▶ **WHAT TO WORK ON**
The lines from the top of the material below through the line containing "const gridValues = [0, 10, 20, 30, 40];" are to be printed exactly, with pictures omitted.

▶ **PROVIDED DATA**
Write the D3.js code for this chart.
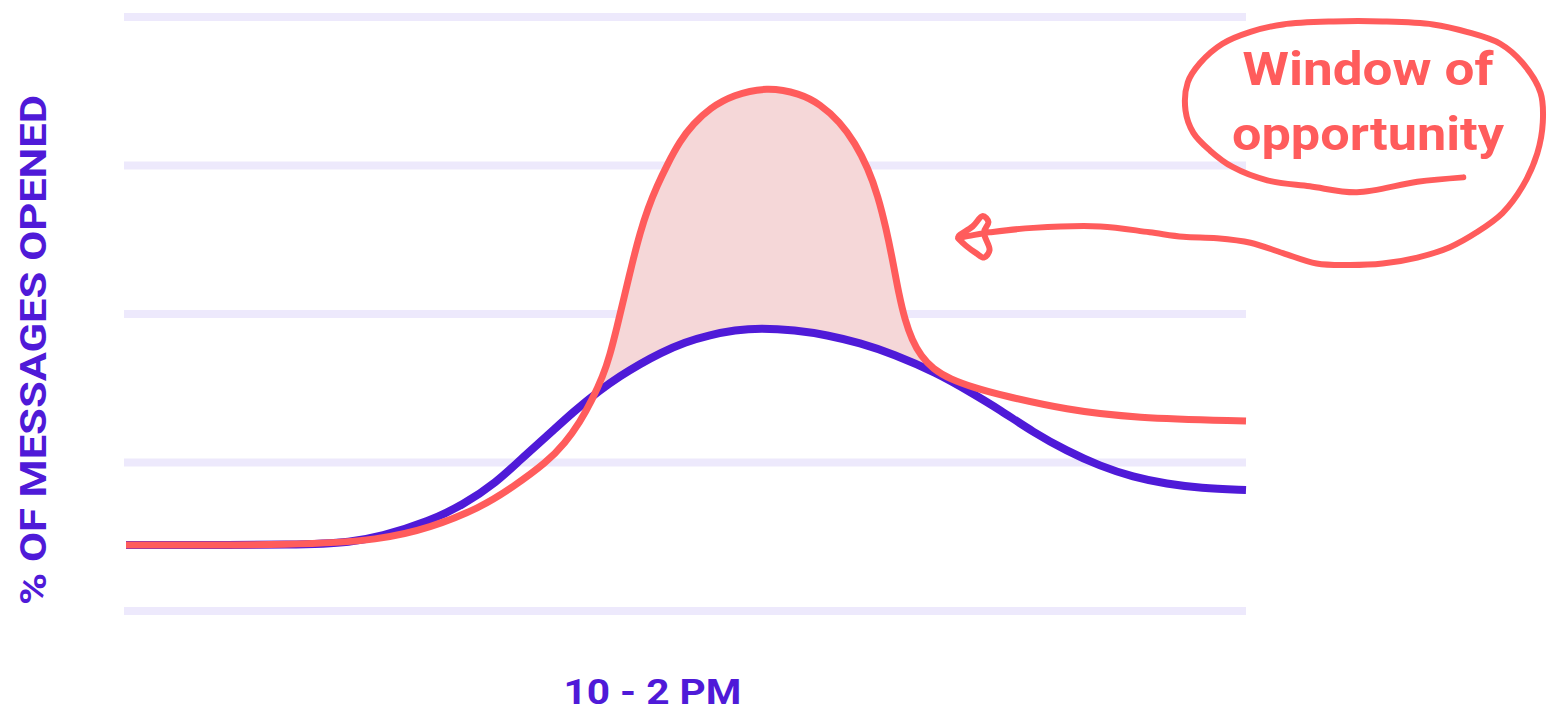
<!DOCTYPE html>
<html>
<head>
<meta charset="utf-8">
<script src="https://cdn.jsdelivr.net/npm/d3@7"></script>
<style>
  html, body { margin: 0; padding: 0; background: #ffffff; }
  svg { display: block; }
  text { font-family: "Roboto", "Lato", "DejaVu Sans", sans-serif; font-weight: 700; }
</style>
</head>
<body>
<svg id="chart" width="1552" height="714"></svg>
<script>
// ---------------- data ----------------
const gridValues = [0, 10, 20, 30, 40];

// baseline (purple) series: time index (0-100) and % opened
const tPurple = [0, 16.43, 20.0, 22.68, 27.14, 30.09, 33.13, 35.18, 37.59, 39.91, 42.32, 44.11, 45.89, 47.68, 49.91, 52.14, 54.38, 56.61, 59.73, 62.59, 65.54, 68.48, 72.41, 75.36, 78.04, 80.98, 84.02, 86.96, 89.91, 92.95, 95.89, 100];
const vPurple = [4.44, 4.44, 4.65, 4.98, 6.06, 7.14, 8.69, 10.17, 11.78, 13.40, 14.88, 15.82, 16.63, 17.37, 18.11, 18.59, 18.92, 19.06, 18.92, 18.59, 18.05, 17.31, 16.03, 14.75, 13.54, 12.05, 10.77, 9.76, 9.02, 8.55, 8.28, 8.15];

// optimised (red) series
const tRed = [0, 15.54, 22.68, 27.14, 31.61, 34.55, 37.59, 39.20, 40.54, 41.61, 42.59, 43.21, 43.84, 44.46, 45.18, 45.89, 46.61, 47.41, 48.30, 49.46, 50.63, 52.14, 54.20, 57.23, 60.18, 61.96, 63.75, 65.09, 66.25, 67.14, 67.86, 68.48, 69.02, 69.55, 70.18, 70.98, 72.05, 73.57, 75.80, 78.04, 84.02, 89.91, 100];
const vRed = [4.44, 4.44, 4.78, 5.59, 6.94, 8.35, 10.03, 11.31, 12.73, 14.21, 15.82, 17.24, 19.12, 21.08, 23.37, 25.45, 27.14, 28.62, 30.03, 31.65, 32.79, 33.87, 34.75, 35.3, 34.85, 34.14, 32.93, 31.52, 29.83, 27.95, 25.79, 23.50, 21.28, 19.60, 18.25, 17.17, 16.30, 15.62, 15.02, 14.55, 13.54, 13.00, 12.79];

const yLabel = "% OF MESSAGES OPENED";
const xLabel = "10 - 2 PM";
const xLabelAt = 47;
const noteLines = ["Window of", "opportunity"];

// hand-drawn annotation loop + arrow, in data units (t, v)
const noteLoopT = [119.4, 115.3, 109.9, 105.7, 101.9, 98.8, 96.8, 95.3, 94.6, 94.8, 95.9, 97.9, 100.4, 103.3, 107.8, 112.2, 116.7, 119.7, 122.7, 124.7, 126.3, 126.5, 126.0, 124.7, 122.9, 120.6, 118.2, 115.3, 112.2, 109.3, 106.3, 103.3, 100.4, 97.4, 94.4, 91.4, 87.0, 81.0, 77.1, 74.3, 75.6, 76.5, 77.0, 76.6, 77.1, 76.6, 75.9, 75.0, 74.3];
const noteLoopV = [29.2, 28.9, 28.2, 28.6, 29.0, 29.9, 31.0, 32.2, 33.7, 35.6, 36.9, 38.2, 39.0, 39.5, 39.7, 39.7, 39.5, 39.0, 38.2, 36.9, 34.9, 32.9, 30.8, 28.6, 26.8, 25.5, 24.5, 23.8, 23.4, 23.3, 23.4, 24.1, 24.8, 25.1, 25.2, 25.5, 25.9, 25.8, 25.5, 25.2, 25.9, 26.6, 26.2, 25.5, 24.3, 23.8, 24.1, 24.6, 25.1];

// ---------------- layout ----------------
const svg = d3.select("#chart");
const x = d3.scaleLinear().domain([0, 100]).range([126, 1246]);
const y = d3.scaleLinear().domain([0, 40]).range([611, 17]);

const purple = "#4f1ad8";
const red = "#ff5c5c";
const curve = d3.curveBasis;

// gridlines
svg.append("g").selectAll("line").data(gridValues).join("line")
  .attr("x1", x(0) - 2).attr("x2", x(100))
  .attr("y1", d => y(d)).attr("y2", d => y(d))
  .attr("stroke", "#ede9fc").attr("stroke-width", 8);

const purpleData = tPurple.map((t, i) => ({ t, v: vPurple[i] }));
const redData = tRed.map((t, i) => ({ t, v: vRed[i] }));

const line = d3.line().x(d => x(d.t)).y(d => y(d.v)).curve(curve);

const defs = svg.append("defs");
const pPurple = svg.append("path").attr("d", line(purpleData)).attr("fill", "none").attr("stroke", "none");
const pRed = svg.append("path").attr("d", line(redData)).attr("fill", "none").attr("stroke", "none");

function sampler(node) {
  const L = node.getTotalLength();
  const pts = [];
  for (let s = 0; s <= L; s += 0.5) pts.push(node.getPointAtLength(s));
  return function (px) {
    let best = pts[0];
    let bd = Infinity;
    for (const p of pts) { const dd = Math.abs(p.x - px); if (dd < bd) { bd = dd; best = p; } }
    return best.y;
  };
}
const yP = sampler(pPurple.node());
const yR = sampler(pRed.node());
let xa = x(40), xb = x(75);
for (let px = x(38); px <= x(48); px += 0.5) { if (yR(px) < yP(px)) { xa = px; break; } }
for (let px = x(65); px <= x(80); px += 0.5) { if (yR(px) >= yP(px)) { xb = px; break; } }

const clipArea = d3.area().x(d => x(d.t)).y0(0).y1(d => y(d.v)).curve(curve);
defs.append("clipPath").attr("id", "aboveP").append("path").attr("d", clipArea(purpleData));
defs.append("clipPath").attr("id", "between").append("rect")
  .attr("x", xa).attr("y", 0).attr("width", xb - xa).attr("height", 714);

const fillArea = d3.area().x(d => x(d.t)).y0(y(0)).y1(d => y(d.v)).curve(curve);
svg.append("g").attr("clip-path", "url(#between)")
  .append("path").attr("clip-path", "url(#aboveP)")
  .attr("d", fillArea(redData)).attr("fill", "#f5d7d8");

svg.append("path").attr("d", line(purpleData))
  .attr("fill", "none").attr("stroke", purple).attr("stroke-width", 8);
svg.append("path").attr("d", line(redData))
  .attr("fill", "none").attr("stroke", red).attr("stroke-width", 7);

// axis labels
svg.append("text")
  .attr("transform", "translate(46,350) rotate(-90)")
  .attr("text-anchor", "middle")
  .attr("font-size", 37)
  .attr("fill", purple)
  .attr("textLength", 510).attr("lengthAdjust", "spacingAndGlyphs")
  .text(yLabel);

svg.append("text")
  .attr("x", x(xLabelAt)).attr("y", 704)
  .attr("text-anchor", "middle")
  .attr("font-size", 35)
  .attr("fill", purple)
  .attr("textLength", 178).attr("lengthAdjust", "spacingAndGlyphs")
  .text(xLabel);

// annotation
const noteData = noteLoopT.map((t, i) => ({ t, v: noteLoopV[i] }));
svg.append("path")
  .attr("d", d3.line().x(d => x(d.t)).y(d => y(d.v)).curve(d3.curveCatmullRom.alpha(0.5))(noteData))
  .attr("fill", "none").attr("stroke", red).attr("stroke-width", 6)
  .attr("stroke-linecap", "round").attr("stroke-linejoin", "round");

const noteWidths = [251, 272];
const noteBase = [85, 150];
svg.append("g").selectAll("text").data(noteLines).join("text")
  .attr("x", 1368)
  .attr("y", (d, i) => noteBase[i])
  .attr("text-anchor", "middle")
  .attr("font-size", 46)
  .attr("fill", red)
  .attr("textLength", (d, i) => noteWidths[i]).attr("lengthAdjust", "spacingAndGlyphs")
  .text(d => d);
</script>
</body>
</html>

▶ **CORRECT ANSWER**
Write the D3.js code for this chart.
<!DOCTYPE html>
<html>
<head>
<meta charset="utf-8">
<script src="https://cdn.jsdelivr.net/npm/d3@7"></script>
<style>
  html, body { margin: 0; padding: 0; background: #ffffff; }
  svg { display: block; }
  text { font-family: "Roboto", "Lato", "DejaVu Sans", sans-serif; font-weight: 700; }
</style>
</head>
<body>
<svg id="chart" width="1552" height="714"></svg>
<script>
// ---------------- data ----------------
const gridValues = [0, 10, 20, 30, 40];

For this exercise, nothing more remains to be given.